[Code that draws figures]
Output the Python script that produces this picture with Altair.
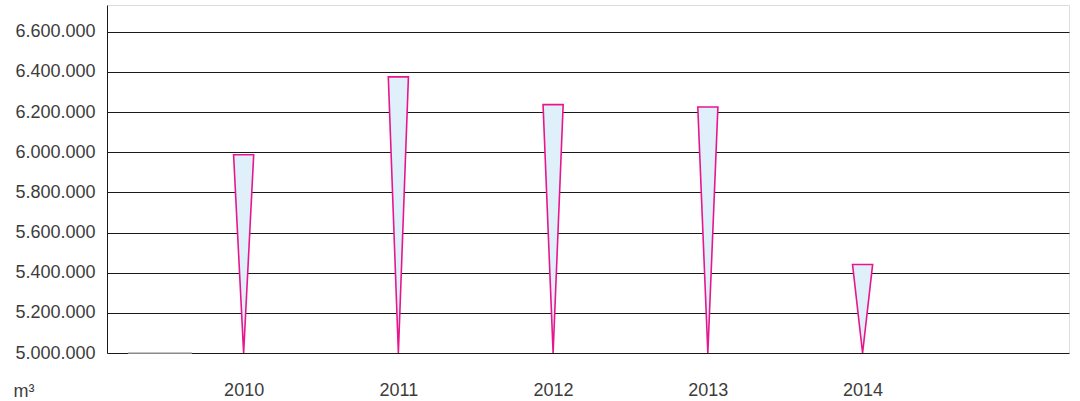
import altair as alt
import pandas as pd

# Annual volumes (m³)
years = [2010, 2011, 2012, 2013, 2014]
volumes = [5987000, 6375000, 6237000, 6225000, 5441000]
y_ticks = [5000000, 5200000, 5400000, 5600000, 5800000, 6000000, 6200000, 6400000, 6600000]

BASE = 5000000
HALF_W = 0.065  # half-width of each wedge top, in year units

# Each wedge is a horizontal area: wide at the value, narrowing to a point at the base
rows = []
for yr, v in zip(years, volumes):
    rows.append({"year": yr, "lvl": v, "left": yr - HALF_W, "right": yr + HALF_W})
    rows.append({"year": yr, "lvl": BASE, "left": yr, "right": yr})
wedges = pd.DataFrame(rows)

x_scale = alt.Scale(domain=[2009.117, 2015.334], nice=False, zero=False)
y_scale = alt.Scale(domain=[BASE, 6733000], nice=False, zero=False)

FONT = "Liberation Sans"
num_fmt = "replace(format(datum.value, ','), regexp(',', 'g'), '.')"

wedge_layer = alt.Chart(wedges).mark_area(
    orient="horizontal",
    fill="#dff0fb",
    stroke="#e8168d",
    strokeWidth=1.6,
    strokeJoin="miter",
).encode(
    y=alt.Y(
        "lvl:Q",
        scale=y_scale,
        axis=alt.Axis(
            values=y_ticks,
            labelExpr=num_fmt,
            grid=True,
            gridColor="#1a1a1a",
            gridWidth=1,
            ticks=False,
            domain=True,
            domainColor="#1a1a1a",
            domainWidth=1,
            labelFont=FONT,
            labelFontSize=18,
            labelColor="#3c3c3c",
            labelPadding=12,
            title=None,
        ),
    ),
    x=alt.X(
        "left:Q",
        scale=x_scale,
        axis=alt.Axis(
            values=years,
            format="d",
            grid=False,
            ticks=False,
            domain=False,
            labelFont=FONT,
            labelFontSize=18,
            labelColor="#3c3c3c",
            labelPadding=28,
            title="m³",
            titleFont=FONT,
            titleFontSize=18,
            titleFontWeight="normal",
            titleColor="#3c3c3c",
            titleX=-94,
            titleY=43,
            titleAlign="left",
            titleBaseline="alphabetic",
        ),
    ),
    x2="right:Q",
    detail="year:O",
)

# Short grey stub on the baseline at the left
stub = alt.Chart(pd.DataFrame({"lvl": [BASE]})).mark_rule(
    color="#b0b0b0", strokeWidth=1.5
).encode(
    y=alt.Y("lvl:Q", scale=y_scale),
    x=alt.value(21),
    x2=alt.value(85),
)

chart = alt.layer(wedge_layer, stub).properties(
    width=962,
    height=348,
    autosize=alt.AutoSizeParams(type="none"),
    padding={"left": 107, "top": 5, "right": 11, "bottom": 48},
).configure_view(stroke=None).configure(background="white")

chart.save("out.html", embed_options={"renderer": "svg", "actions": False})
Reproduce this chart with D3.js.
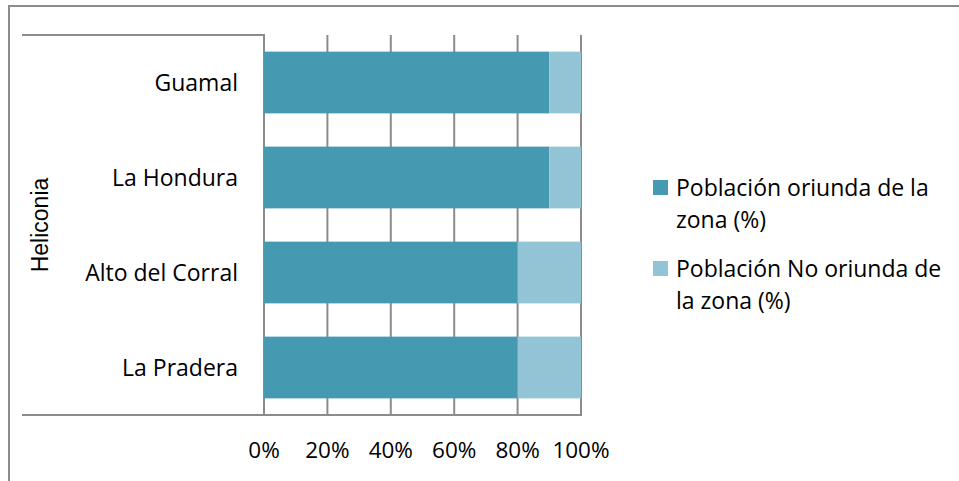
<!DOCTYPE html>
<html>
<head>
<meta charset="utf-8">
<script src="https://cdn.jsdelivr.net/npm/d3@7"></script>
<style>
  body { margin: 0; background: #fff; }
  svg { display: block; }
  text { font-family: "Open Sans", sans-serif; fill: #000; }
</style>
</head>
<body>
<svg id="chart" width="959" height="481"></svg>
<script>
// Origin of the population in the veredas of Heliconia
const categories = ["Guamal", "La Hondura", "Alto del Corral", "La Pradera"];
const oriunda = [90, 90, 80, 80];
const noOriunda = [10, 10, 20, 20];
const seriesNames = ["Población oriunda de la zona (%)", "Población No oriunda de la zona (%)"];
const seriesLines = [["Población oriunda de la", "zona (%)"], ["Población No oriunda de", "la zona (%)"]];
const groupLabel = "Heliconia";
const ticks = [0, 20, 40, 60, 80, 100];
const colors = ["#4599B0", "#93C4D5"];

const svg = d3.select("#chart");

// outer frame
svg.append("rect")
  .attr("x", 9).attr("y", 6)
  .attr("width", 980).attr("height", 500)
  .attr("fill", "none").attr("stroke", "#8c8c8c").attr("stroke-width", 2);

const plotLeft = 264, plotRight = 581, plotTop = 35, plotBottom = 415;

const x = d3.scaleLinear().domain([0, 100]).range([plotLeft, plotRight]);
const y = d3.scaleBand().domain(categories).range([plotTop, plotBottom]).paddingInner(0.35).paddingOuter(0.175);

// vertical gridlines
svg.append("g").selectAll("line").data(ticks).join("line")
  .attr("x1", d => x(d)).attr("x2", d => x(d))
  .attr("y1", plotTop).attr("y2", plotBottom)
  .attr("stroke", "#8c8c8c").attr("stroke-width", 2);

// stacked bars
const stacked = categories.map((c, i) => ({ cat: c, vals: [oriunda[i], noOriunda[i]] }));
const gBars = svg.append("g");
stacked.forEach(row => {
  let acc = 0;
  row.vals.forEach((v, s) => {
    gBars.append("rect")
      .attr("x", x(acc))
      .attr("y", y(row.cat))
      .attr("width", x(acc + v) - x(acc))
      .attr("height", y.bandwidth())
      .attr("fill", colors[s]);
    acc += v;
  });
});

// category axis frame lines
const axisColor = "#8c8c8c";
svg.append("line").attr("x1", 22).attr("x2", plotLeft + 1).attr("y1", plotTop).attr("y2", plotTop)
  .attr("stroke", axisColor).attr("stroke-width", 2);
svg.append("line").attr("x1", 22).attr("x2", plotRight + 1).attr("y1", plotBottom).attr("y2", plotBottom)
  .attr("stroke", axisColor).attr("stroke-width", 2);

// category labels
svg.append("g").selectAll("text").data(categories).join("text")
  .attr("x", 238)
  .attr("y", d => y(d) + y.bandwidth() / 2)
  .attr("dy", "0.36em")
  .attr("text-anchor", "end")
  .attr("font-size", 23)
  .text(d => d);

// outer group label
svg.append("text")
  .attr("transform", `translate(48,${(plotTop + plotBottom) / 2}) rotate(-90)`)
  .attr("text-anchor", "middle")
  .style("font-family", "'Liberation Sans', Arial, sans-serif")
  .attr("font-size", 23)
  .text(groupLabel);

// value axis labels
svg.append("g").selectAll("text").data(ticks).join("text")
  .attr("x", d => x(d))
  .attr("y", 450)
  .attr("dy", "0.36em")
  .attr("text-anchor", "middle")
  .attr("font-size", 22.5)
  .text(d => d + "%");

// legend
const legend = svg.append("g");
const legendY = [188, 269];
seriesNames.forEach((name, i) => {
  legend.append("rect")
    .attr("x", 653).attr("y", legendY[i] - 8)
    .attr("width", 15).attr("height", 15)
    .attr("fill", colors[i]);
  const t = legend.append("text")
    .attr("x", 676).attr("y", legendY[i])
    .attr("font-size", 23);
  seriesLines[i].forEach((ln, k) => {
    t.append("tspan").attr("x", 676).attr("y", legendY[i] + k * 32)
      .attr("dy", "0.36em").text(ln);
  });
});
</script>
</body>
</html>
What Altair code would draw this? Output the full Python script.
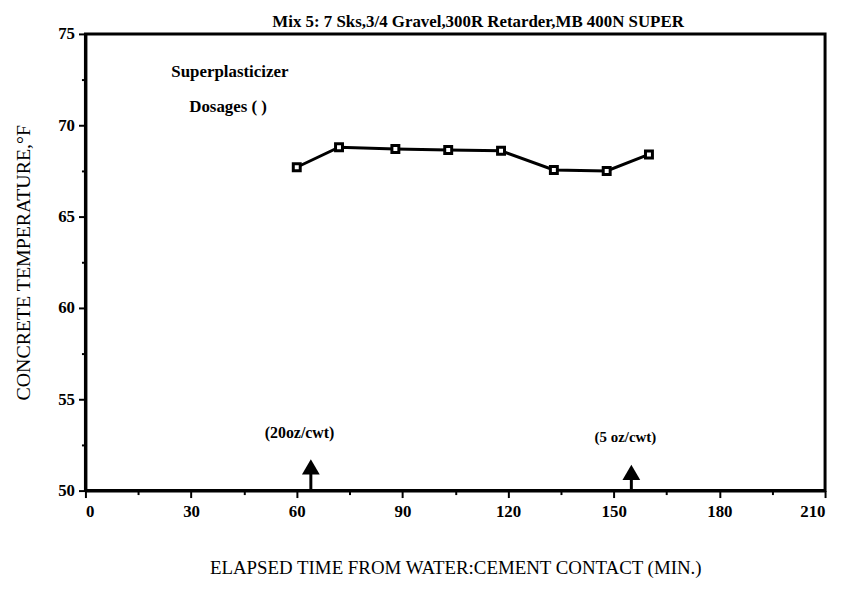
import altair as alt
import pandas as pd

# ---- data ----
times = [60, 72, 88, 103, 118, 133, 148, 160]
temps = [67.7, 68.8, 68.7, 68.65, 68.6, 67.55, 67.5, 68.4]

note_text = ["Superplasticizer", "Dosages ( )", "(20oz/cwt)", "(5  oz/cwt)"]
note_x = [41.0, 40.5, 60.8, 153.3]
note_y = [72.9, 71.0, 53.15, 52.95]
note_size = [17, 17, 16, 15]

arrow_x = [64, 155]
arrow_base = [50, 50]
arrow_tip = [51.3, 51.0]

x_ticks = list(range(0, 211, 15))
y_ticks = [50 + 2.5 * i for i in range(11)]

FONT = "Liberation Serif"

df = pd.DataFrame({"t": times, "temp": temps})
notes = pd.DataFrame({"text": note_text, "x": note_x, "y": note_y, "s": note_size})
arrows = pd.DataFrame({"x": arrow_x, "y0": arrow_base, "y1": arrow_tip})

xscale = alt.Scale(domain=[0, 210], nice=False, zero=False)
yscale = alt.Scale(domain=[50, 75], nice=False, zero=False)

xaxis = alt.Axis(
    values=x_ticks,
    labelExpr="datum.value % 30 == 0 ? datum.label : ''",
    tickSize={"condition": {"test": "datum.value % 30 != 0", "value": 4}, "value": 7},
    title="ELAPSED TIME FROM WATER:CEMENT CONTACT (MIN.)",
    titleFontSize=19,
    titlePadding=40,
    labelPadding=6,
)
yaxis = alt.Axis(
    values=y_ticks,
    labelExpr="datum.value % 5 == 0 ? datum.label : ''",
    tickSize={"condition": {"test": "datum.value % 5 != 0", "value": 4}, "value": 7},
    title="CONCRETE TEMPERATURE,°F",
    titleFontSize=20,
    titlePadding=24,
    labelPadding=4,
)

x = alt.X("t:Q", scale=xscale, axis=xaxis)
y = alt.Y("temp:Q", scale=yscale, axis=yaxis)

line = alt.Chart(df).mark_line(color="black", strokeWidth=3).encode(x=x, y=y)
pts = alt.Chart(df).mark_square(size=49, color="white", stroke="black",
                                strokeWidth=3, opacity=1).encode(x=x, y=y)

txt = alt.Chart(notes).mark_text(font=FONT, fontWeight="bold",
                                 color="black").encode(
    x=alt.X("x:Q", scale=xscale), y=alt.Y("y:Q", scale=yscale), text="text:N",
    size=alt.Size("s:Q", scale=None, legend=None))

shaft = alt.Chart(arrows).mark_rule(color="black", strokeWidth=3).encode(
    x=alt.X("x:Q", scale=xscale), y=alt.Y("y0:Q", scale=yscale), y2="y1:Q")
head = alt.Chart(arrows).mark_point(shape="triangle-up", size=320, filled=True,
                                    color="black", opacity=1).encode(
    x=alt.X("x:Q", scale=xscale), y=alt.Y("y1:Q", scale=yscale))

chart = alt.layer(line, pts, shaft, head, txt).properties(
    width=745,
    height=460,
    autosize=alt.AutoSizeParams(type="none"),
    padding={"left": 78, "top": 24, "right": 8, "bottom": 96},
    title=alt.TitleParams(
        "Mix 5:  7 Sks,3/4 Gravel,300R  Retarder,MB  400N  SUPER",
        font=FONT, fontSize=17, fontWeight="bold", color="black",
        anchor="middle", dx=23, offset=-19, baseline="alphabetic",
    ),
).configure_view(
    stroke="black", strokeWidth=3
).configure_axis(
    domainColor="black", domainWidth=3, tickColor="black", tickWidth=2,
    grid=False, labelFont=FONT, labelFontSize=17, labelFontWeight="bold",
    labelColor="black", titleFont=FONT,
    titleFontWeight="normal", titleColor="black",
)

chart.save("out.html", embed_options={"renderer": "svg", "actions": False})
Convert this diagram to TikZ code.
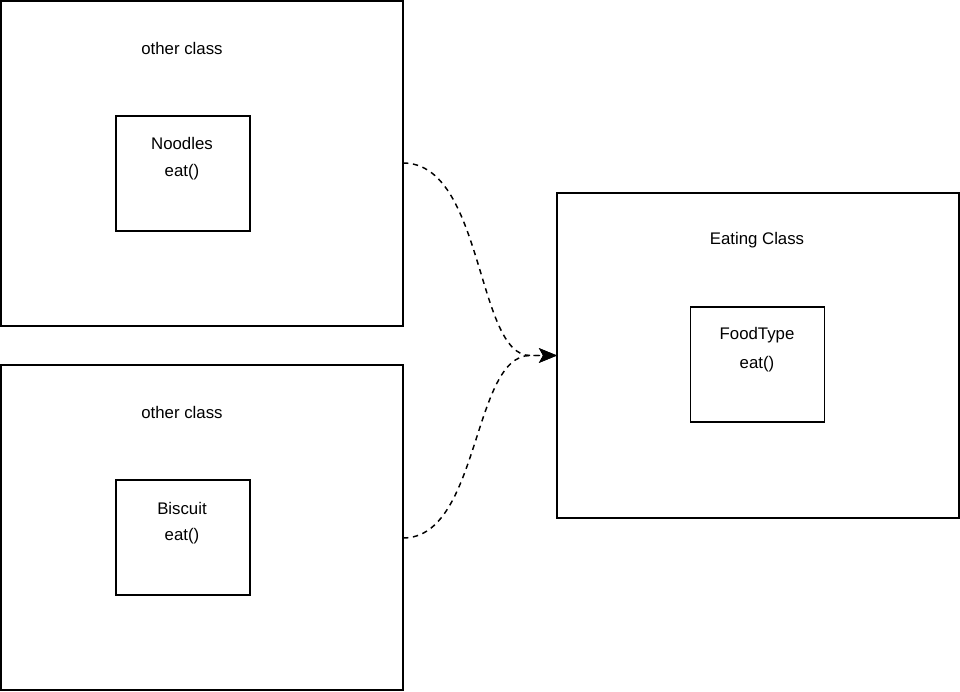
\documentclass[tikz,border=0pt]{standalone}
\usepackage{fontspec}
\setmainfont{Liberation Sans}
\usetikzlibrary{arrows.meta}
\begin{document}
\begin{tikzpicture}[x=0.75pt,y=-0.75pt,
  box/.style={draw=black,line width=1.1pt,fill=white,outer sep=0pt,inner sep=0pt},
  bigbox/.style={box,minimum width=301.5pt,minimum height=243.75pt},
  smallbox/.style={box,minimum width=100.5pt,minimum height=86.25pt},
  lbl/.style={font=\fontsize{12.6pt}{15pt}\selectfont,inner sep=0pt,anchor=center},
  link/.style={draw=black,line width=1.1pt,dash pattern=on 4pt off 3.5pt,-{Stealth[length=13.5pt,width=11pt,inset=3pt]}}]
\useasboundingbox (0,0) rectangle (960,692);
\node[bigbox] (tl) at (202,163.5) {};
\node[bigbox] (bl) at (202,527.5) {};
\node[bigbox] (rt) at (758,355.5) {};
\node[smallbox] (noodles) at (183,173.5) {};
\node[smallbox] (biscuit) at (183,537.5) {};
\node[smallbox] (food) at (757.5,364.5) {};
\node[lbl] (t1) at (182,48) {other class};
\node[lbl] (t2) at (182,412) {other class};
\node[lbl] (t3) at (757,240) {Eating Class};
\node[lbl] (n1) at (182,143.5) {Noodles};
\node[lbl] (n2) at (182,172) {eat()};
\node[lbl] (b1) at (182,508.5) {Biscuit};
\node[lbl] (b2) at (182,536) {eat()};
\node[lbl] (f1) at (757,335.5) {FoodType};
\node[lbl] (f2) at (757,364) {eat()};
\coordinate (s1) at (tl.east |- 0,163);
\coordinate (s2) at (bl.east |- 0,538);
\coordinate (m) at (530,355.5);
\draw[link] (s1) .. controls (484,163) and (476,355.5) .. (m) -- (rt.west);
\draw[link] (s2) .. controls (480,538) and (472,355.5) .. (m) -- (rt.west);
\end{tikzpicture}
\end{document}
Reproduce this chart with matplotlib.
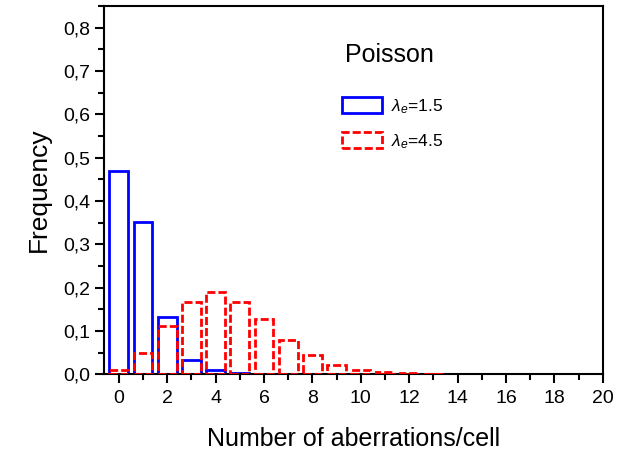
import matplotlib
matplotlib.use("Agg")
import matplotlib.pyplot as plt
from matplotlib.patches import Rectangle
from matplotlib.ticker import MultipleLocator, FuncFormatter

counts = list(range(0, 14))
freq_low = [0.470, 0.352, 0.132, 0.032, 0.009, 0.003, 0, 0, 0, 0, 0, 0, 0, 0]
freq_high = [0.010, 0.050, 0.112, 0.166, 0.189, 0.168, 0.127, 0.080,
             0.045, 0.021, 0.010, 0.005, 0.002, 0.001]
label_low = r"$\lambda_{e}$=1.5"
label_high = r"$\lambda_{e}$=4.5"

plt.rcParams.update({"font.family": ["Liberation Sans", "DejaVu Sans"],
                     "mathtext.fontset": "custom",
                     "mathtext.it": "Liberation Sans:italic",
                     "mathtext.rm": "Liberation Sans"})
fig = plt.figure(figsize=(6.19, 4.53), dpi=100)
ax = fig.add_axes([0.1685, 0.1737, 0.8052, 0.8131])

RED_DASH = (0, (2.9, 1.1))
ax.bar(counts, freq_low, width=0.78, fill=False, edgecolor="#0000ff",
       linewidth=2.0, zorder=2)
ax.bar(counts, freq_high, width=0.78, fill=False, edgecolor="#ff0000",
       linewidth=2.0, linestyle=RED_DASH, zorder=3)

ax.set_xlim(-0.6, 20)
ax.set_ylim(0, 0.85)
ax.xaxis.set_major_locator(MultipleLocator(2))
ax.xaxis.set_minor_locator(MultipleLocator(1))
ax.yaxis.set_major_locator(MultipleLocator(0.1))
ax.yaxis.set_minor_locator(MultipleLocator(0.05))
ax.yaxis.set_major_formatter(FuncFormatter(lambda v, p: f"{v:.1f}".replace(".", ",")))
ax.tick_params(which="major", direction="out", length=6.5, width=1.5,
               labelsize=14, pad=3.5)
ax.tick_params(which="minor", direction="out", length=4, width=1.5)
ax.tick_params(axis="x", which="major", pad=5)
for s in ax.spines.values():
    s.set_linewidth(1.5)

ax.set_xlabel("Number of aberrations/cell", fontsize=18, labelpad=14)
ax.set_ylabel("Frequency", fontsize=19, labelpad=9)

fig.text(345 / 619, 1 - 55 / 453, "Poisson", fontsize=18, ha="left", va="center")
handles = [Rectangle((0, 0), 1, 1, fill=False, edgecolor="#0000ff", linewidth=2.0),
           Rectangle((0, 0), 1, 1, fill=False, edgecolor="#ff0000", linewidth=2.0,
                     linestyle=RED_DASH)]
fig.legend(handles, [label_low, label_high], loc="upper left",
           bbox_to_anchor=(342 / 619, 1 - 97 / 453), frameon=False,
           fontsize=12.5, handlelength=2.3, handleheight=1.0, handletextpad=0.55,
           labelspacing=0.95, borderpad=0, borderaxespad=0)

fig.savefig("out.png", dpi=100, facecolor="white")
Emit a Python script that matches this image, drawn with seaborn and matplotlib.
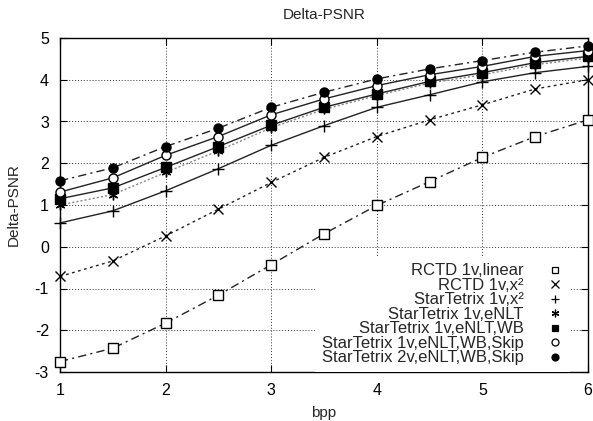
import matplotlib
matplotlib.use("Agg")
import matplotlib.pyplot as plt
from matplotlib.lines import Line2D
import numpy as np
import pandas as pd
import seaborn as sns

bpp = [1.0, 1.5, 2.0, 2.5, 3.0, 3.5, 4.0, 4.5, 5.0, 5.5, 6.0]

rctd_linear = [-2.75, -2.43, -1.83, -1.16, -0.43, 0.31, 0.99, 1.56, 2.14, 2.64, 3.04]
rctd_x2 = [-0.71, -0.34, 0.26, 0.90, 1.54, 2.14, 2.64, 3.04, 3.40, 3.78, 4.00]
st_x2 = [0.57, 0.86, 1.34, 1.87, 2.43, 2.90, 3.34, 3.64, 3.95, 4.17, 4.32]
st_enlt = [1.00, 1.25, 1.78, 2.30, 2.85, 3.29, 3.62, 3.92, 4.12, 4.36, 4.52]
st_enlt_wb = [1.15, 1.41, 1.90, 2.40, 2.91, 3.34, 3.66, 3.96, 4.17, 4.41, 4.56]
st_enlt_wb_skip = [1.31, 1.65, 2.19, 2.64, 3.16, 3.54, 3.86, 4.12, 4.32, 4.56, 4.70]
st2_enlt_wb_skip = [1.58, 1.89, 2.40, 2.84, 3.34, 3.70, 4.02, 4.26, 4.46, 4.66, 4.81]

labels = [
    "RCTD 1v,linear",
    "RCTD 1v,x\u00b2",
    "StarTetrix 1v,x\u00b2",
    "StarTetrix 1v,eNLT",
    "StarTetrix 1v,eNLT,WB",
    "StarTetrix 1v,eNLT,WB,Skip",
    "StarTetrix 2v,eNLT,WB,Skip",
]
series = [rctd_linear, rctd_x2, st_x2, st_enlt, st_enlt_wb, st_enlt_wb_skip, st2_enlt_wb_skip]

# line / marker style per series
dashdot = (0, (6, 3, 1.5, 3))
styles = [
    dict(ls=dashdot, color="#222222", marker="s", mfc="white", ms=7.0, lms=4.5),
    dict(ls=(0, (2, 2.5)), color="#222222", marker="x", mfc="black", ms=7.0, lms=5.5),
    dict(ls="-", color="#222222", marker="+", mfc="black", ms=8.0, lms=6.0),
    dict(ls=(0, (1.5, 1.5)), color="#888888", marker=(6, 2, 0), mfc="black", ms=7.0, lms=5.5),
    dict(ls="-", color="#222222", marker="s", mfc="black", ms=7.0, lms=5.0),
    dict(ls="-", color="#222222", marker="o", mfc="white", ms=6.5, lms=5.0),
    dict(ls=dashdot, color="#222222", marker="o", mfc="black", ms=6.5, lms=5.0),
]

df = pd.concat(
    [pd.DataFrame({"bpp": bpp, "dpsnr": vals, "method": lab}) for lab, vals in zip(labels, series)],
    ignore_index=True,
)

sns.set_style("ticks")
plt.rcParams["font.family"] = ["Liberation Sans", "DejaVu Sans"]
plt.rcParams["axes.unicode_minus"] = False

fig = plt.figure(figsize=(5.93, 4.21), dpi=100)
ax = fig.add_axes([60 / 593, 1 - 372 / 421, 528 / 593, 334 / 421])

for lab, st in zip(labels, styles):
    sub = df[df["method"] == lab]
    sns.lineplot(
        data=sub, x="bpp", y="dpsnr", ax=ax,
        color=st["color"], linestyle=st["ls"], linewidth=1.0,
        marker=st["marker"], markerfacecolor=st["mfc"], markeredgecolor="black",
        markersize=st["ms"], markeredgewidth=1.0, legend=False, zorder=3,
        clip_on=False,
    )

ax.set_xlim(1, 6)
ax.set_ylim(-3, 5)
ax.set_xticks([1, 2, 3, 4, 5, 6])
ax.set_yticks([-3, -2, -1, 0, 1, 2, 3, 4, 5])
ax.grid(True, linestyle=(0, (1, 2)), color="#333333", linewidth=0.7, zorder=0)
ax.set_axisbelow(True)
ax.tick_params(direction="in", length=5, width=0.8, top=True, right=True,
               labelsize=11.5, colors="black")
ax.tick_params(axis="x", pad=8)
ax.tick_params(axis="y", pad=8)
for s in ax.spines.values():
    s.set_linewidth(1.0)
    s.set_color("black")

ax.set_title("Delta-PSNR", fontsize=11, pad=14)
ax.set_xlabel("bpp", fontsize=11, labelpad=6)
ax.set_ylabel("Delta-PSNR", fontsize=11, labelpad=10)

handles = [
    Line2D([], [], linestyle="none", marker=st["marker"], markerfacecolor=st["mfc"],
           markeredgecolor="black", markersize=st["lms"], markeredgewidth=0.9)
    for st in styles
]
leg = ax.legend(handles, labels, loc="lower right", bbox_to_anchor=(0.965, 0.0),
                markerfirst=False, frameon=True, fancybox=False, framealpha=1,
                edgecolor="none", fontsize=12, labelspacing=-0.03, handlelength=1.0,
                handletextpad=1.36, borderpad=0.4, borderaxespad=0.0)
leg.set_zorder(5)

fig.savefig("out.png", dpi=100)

[What is being asked] In the entries above, count each line holding "matplotlib" and report the total and nothing more.

[Written answer] 11